What’s next for you?

Our next movie is a feature film called, THE HIGH ROAD. It is a road trip comedy and is about a twenty something guy and his girl friend driving a hearse full of high grade marijuana across Georgia to save the family farm from foreclosure. It's a really funny story and we are presently in the fund raising and casting stages of the movie. We are working with a casting director out of LA to get some star power in the lead role. Hopefully we'll have an official announcement on that soon. For more information about THE HIGH ROAD you can check out our web site.

The World of Film Festivals (Comedy Shorts) Jim Jacob, USA, 2009, 5 minutes, English

All the interesting facts and ideas about film festivals you ever would want to know.

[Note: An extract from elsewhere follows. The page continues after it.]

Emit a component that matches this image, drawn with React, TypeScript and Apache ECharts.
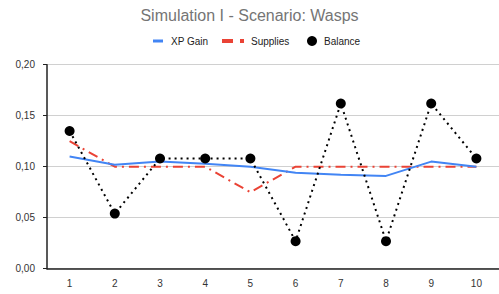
import React, { useEffect, useRef } from "react";
import * as echarts from "echarts";

const categories = ["1", "2", "3", "4", "5", "6", "7", "8", "9", "10"];
const xpGain = [0.11, 0.102, 0.105, 0.103, 0.1, 0.094, 0.092, 0.091, 0.105, 0.1];
const supplies = [0.125, 0.1, 0.1, 0.1, 0.075, 0.1, 0.1, 0.1, 0.1, 0.1];
const balance = [0.135, 0.054, 0.108, 0.108, 0.108, 0.027, 0.162, 0.027, 0.162, 0.108];
const yTicks = { min: 0, max: 0.2, interval: 0.05 };

export default function App() {
  const ref = useRef<HTMLDivElement>(null);
  useEffect(() => {
    document.body.style.margin = "0";
    const chart = echarts.init(ref.current!, null, { renderer: "svg" });
    const font = "Liberation Sans, Arial, sans-serif";
    chart.setOption({
      animation: false,
      textStyle: { fontFamily: font },
      title: {
        text: "Simulation I - Scenario: Wasps",
        left: "center",
        top: 2,
        textStyle: { fontSize: 16, fontWeight: "normal", color: "#757575", fontFamily: font },
      },
      legend: [
        {
          data: [{ name: "XP Gain", icon: "rect" }],
          left: 148,
          top: 31,
          itemWidth: 10,
          itemHeight: 3,
          textStyle: { fontSize: 10, color: "#222", fontFamily: font, padding: [0, 0, 0, 3] },
        },
        {
          data: [{ name: "Supplies", icon: "path://M0,0h11v4h-11z M18,0h4v4h-4z" }],
          left: 217,
          top: 31,
          itemWidth: 22,
          itemHeight: 4,
          textStyle: { fontSize: 10, color: "#222", fontFamily: font, padding: [0, 0, 0, 2] },
        },
        {
          data: [{ name: "Balance", icon: "circle" }],
          left: 302,
          top: 31,
          itemWidth: 10,
          itemHeight: 10,
          textStyle: { fontSize: 10, color: "#222", fontFamily: font, padding: [0, 0, 0, 2] },
        },
      ],
      grid: { left: 47, right: 0, top: 64.7, bottom: 25.3 },
      xAxis: [
        {
          type: "category",
          data: categories,
          boundaryGap: true,
          axisLine: { lineStyle: { color: "#222", width: 1.5 } },
          axisTick: { alignWithLabel: true, length: 4, lineStyle: { color: "#222" } },
          axisLabel: { fontSize: 10, color: "#333", margin: 10, fontFamily: font },
        },
        {
          type: "category",
          data: categories,
          position: "bottom",
          boundaryGap: true,
          axisLine: { show: false },
          axisTick: { alignWithLabel: true, inside: true, length: 4, lineStyle: { color: "#222" } },
          axisLabel: { show: false },
        },
      ],
      yAxis: {
        type: "value",
        min: yTicks.min,
        max: yTicks.max,
        interval: yTicks.interval,
        axisLine: { show: true, lineStyle: { color: "#222", width: 1.5 } },
        axisTick: { show: true, length: 4, lineStyle: { color: "#222" } },
        axisLabel: {
          fontSize: 10,
          color: "#333",
          margin: 12,
          fontFamily: font,
          formatter: (v: number) => v.toFixed(2).replace(".", ","),
        },
        splitLine: { lineStyle: { color: "#d0d0d0", width: 1 } },
      },
      series: [
        {
          name: "XP Gain",
          type: "line",
          data: xpGain,
          symbol: "none",
          color: "#4285F4",
          lineStyle: { color: "#4285F4", width: 2 },
          z: 3,
        },
        {
          name: "Supplies",
          type: "line",
          data: supplies,
          symbol: "none",
          color: "#EA4335",
          lineStyle: { color: "#EA4335", width: 2, type: [10, 5, 2, 5] },
          z: 2,
        },
        {
          name: "Balance",
          type: "line",
          data: balance,
          symbol: "circle",
          symbolSize: 10,
          color: "#000",
          itemStyle: { color: "#000" },
          lineStyle: { color: "#000", width: 2, type: [2, 4] },
          z: 4,
        },
      ],
    });
    return () => chart.dispose();
  }, []);
  return <div ref={ref} style={{ width: 499, height: 294 }} />;
}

The chat includes the business of film festival prizes and sponsors as well as a candid exploration of types of films and venues in connection with film festivals. To top it off there are several tips for making attending festivals more enjoyable.

Jim Jacob, the writer/director of The World of Film Festivals, answered our survey questions like this.

What was the inspiration for your film?

My inspiration was just attending film festivals as well as reading about them.

What was the most challenging aspect of the production of your film?

The most challenging aspect of the production of the film was how to make the film minimalist but also give it a little variety.

What’s next for you?

My next project will probably be another, somewhat similar, short, which I'm currently writing.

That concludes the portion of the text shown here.